- [DESCRIPTION OF THE TASK]: Keep pictures out. Copy exactly the lines from the one containing "Rebuild this chart" to the one containing "Chart.register(...registerables);", endpoints included.

################

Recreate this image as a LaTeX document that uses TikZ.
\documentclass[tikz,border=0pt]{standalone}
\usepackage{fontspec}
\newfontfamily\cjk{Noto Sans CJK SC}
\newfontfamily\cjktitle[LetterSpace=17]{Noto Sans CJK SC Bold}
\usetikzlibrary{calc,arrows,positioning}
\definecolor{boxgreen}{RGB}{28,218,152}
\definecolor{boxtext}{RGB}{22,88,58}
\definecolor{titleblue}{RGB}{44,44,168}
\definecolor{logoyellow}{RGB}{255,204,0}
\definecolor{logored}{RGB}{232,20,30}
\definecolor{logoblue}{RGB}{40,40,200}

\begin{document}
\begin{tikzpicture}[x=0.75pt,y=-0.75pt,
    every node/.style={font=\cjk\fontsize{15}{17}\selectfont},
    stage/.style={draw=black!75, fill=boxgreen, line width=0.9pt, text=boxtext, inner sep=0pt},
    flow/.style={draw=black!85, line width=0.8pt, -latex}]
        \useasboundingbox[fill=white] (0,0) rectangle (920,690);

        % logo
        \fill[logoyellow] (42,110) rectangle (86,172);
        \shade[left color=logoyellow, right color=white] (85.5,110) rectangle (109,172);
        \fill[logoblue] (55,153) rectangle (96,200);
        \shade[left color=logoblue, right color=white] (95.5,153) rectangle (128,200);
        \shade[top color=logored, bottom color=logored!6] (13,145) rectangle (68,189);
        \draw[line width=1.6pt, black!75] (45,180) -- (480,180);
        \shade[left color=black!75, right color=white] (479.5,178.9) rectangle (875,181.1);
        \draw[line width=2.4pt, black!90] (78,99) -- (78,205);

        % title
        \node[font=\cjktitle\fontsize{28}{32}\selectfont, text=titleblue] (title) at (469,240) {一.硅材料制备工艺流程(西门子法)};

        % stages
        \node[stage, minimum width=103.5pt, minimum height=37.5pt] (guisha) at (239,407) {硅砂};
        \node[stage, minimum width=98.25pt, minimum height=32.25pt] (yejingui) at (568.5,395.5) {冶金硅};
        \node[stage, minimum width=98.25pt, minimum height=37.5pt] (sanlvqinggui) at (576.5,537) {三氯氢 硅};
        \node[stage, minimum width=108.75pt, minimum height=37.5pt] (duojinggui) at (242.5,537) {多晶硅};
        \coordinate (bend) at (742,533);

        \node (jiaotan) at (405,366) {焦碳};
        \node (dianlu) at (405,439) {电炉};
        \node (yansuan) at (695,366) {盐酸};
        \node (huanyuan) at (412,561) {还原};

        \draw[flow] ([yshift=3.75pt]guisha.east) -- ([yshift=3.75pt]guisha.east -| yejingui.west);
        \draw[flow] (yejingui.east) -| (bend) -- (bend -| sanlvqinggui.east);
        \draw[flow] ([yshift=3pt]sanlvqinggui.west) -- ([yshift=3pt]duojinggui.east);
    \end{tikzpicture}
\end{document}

################

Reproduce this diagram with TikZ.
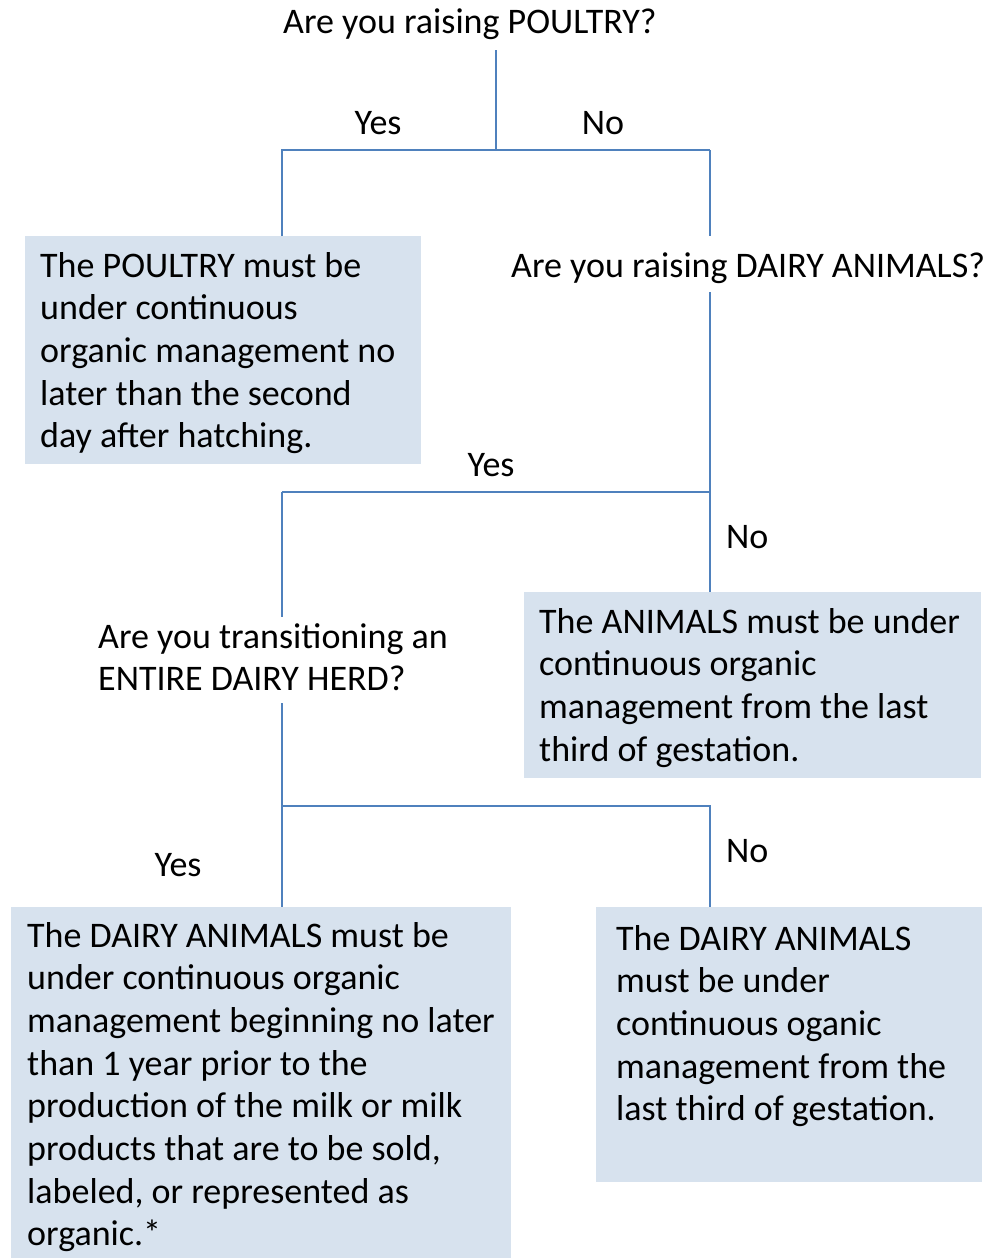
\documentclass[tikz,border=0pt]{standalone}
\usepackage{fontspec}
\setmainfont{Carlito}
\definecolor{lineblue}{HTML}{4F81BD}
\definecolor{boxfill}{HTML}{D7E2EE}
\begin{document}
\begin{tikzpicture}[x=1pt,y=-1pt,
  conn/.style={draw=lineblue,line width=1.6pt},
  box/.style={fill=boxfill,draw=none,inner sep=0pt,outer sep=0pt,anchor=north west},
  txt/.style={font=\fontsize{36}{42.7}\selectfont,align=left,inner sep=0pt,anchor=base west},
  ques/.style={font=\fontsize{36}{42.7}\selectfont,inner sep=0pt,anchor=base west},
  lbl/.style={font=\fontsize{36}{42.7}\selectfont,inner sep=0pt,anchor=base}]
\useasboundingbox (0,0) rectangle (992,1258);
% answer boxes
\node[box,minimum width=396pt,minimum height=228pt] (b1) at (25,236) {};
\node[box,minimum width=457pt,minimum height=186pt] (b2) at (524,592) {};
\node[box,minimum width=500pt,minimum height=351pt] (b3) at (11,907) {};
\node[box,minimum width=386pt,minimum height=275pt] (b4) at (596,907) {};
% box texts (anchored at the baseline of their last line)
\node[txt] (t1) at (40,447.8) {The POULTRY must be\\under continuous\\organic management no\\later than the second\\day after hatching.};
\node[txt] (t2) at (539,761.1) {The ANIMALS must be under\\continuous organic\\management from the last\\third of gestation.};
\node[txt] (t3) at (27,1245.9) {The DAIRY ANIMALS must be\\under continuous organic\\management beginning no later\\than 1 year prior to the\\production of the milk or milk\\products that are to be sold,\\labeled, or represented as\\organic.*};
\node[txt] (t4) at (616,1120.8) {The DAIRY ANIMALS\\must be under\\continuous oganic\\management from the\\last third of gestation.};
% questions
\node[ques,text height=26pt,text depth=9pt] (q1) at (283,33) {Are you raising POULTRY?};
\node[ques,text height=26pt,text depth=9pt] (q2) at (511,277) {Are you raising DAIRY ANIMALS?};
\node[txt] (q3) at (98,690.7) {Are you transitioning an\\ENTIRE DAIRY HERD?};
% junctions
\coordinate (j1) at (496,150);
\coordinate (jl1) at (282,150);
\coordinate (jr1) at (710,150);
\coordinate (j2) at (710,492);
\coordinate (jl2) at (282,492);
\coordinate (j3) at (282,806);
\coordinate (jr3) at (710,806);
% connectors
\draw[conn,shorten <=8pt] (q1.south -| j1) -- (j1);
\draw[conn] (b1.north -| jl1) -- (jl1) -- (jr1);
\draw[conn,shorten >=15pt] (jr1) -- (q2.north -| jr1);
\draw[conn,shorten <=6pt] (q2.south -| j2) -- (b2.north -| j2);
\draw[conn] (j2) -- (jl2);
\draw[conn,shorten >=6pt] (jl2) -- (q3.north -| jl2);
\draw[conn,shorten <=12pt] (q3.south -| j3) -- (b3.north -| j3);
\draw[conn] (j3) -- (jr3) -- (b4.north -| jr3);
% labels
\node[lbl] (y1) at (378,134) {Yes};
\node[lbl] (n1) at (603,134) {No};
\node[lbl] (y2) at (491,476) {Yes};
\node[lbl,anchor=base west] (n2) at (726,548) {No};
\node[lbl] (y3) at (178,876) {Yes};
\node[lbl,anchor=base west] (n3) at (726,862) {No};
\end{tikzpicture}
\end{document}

################

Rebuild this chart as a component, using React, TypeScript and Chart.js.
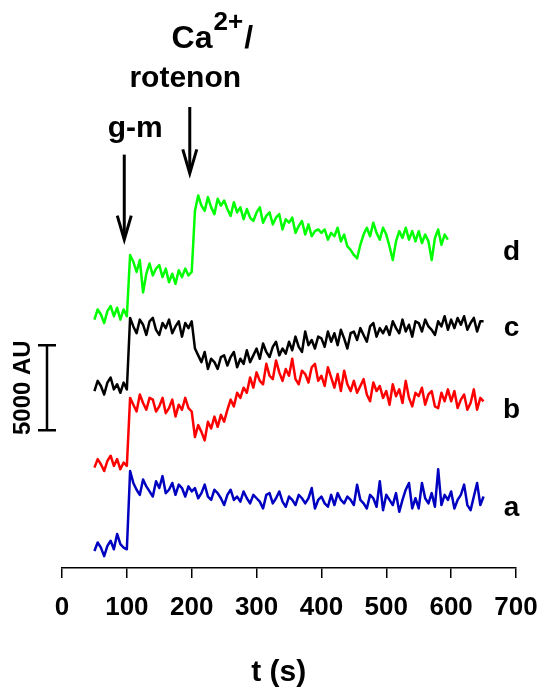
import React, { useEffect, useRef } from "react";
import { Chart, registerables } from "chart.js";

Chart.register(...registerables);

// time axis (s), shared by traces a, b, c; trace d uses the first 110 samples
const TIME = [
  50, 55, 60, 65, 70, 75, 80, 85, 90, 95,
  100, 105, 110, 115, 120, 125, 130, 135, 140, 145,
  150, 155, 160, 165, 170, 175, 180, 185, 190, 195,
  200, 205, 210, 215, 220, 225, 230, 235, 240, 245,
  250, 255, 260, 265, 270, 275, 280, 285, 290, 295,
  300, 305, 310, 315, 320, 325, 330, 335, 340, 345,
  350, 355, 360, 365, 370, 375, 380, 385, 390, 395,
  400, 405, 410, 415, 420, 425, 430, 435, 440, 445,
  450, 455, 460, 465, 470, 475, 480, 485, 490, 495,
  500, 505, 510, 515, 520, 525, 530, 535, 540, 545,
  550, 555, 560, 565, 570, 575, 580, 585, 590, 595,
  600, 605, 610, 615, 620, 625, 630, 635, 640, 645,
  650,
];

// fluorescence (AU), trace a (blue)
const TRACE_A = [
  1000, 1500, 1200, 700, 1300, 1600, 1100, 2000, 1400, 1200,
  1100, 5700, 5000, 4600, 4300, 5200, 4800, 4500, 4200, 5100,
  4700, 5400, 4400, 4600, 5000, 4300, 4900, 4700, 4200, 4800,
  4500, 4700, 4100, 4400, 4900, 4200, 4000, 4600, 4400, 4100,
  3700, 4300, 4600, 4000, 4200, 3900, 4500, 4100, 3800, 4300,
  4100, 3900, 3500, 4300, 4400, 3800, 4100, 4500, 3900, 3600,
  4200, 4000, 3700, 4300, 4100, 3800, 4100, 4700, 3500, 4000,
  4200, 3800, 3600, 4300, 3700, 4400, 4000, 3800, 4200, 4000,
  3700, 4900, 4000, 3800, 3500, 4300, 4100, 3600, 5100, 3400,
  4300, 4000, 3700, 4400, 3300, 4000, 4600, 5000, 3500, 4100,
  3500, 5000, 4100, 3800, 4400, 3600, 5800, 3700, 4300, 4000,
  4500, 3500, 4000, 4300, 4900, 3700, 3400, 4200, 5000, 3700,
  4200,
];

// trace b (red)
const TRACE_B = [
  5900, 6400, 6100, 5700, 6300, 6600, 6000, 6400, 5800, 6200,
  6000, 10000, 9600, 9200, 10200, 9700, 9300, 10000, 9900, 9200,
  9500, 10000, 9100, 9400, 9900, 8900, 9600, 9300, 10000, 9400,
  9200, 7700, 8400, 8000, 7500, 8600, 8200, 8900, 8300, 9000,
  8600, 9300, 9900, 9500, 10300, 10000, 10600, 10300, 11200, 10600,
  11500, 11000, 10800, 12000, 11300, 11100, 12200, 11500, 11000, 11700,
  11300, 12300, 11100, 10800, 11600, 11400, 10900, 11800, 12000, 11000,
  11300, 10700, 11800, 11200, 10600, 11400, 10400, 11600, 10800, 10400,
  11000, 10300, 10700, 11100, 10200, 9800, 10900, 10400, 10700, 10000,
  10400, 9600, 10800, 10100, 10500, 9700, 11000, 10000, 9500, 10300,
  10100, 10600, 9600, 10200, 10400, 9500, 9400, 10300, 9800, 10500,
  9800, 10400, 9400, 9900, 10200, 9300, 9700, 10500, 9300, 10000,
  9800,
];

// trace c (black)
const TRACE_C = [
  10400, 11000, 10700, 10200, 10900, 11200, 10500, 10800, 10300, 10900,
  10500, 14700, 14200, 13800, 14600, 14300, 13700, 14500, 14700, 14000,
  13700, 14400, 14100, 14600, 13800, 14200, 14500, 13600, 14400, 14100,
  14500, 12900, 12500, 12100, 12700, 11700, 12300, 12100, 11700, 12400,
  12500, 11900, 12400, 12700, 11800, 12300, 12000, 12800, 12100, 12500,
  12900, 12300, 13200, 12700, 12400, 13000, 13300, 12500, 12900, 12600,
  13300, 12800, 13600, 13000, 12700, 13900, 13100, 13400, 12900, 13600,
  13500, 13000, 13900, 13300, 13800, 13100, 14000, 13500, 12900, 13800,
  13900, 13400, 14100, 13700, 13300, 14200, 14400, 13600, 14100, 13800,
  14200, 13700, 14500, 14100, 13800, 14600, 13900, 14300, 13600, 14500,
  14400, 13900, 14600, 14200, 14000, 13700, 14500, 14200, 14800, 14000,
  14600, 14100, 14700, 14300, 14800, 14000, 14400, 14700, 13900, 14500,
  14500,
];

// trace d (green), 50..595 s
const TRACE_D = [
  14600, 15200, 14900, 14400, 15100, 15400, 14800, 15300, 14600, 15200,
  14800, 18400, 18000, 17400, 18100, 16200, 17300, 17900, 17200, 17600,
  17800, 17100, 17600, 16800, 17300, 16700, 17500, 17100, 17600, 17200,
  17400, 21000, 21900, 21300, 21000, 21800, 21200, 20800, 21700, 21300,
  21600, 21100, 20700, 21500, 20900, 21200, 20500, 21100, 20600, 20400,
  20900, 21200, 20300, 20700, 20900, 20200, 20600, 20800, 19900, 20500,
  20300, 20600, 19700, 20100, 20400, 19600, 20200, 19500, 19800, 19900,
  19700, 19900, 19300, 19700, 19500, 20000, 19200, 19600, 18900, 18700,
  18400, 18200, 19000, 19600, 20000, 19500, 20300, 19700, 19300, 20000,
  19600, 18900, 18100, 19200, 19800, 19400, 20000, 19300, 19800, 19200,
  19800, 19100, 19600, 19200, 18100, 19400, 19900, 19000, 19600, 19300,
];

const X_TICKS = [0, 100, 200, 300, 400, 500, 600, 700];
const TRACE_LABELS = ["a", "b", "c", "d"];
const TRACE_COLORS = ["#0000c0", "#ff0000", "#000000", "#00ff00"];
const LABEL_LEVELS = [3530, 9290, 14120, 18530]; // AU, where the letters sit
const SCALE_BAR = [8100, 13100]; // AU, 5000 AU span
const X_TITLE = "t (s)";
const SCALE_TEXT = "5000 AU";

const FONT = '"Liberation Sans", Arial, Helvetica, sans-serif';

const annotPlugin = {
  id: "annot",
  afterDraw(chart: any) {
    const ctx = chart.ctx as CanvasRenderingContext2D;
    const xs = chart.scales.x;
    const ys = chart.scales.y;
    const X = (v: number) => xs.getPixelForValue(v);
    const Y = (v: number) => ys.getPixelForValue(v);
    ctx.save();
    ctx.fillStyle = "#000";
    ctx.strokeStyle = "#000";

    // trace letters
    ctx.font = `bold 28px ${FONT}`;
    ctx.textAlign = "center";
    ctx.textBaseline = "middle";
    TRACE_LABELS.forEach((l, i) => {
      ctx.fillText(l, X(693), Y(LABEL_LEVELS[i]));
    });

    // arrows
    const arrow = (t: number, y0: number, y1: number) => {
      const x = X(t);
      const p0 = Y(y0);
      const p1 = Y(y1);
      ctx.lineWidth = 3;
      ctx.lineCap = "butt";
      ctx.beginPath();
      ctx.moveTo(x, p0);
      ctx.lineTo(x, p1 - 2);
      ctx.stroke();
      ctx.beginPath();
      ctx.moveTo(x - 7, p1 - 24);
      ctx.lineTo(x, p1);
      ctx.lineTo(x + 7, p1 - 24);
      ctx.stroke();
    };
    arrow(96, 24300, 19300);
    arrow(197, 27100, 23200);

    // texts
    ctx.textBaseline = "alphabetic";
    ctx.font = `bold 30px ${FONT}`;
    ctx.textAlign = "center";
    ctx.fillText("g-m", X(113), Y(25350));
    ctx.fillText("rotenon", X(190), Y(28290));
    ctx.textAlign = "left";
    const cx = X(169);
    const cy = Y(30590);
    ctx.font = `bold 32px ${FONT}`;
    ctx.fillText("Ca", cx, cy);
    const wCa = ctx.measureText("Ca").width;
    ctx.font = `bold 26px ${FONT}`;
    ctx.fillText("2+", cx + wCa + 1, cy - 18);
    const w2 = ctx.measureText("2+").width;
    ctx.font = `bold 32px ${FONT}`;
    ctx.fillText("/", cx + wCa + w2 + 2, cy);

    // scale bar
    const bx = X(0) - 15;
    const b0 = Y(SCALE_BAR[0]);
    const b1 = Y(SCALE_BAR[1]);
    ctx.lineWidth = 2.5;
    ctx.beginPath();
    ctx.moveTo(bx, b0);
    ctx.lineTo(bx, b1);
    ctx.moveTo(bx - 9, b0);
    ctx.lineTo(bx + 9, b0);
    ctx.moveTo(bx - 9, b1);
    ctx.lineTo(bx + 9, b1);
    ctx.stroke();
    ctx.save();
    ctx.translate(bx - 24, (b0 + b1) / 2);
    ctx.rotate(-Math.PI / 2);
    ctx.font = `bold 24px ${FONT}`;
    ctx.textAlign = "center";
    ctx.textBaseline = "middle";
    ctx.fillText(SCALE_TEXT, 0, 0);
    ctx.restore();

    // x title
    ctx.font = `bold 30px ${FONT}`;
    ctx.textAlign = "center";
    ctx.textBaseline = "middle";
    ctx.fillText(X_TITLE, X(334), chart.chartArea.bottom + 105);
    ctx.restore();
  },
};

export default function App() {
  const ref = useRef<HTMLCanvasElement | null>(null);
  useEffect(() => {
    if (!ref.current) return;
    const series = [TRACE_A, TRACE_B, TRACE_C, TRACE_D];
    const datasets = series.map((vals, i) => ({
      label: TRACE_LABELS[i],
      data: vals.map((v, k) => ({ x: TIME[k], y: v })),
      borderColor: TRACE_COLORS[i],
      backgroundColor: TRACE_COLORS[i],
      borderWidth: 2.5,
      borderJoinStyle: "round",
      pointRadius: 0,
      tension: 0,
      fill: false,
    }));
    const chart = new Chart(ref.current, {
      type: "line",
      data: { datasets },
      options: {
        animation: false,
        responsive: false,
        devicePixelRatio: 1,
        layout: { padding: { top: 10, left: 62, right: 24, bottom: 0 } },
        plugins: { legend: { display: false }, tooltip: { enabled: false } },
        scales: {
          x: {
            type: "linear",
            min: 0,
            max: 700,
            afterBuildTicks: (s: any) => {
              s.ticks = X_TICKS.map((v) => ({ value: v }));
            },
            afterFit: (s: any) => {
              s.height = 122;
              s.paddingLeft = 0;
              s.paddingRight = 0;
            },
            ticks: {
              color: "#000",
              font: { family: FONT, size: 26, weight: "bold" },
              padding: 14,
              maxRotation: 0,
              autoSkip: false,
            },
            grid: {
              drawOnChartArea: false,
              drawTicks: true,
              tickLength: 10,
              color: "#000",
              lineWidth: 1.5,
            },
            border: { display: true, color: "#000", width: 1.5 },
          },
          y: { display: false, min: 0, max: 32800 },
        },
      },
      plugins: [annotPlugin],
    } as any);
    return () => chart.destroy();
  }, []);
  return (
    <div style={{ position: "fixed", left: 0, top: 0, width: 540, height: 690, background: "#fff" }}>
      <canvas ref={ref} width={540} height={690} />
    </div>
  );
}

################

- [OUTPUT]:
Rebuild this chart as a component, using React, TypeScript and Chart.js.
import React, { useEffect, useRef } from "react";
import { Chart, registerables } from "chart.js";

Chart.register(...registerables);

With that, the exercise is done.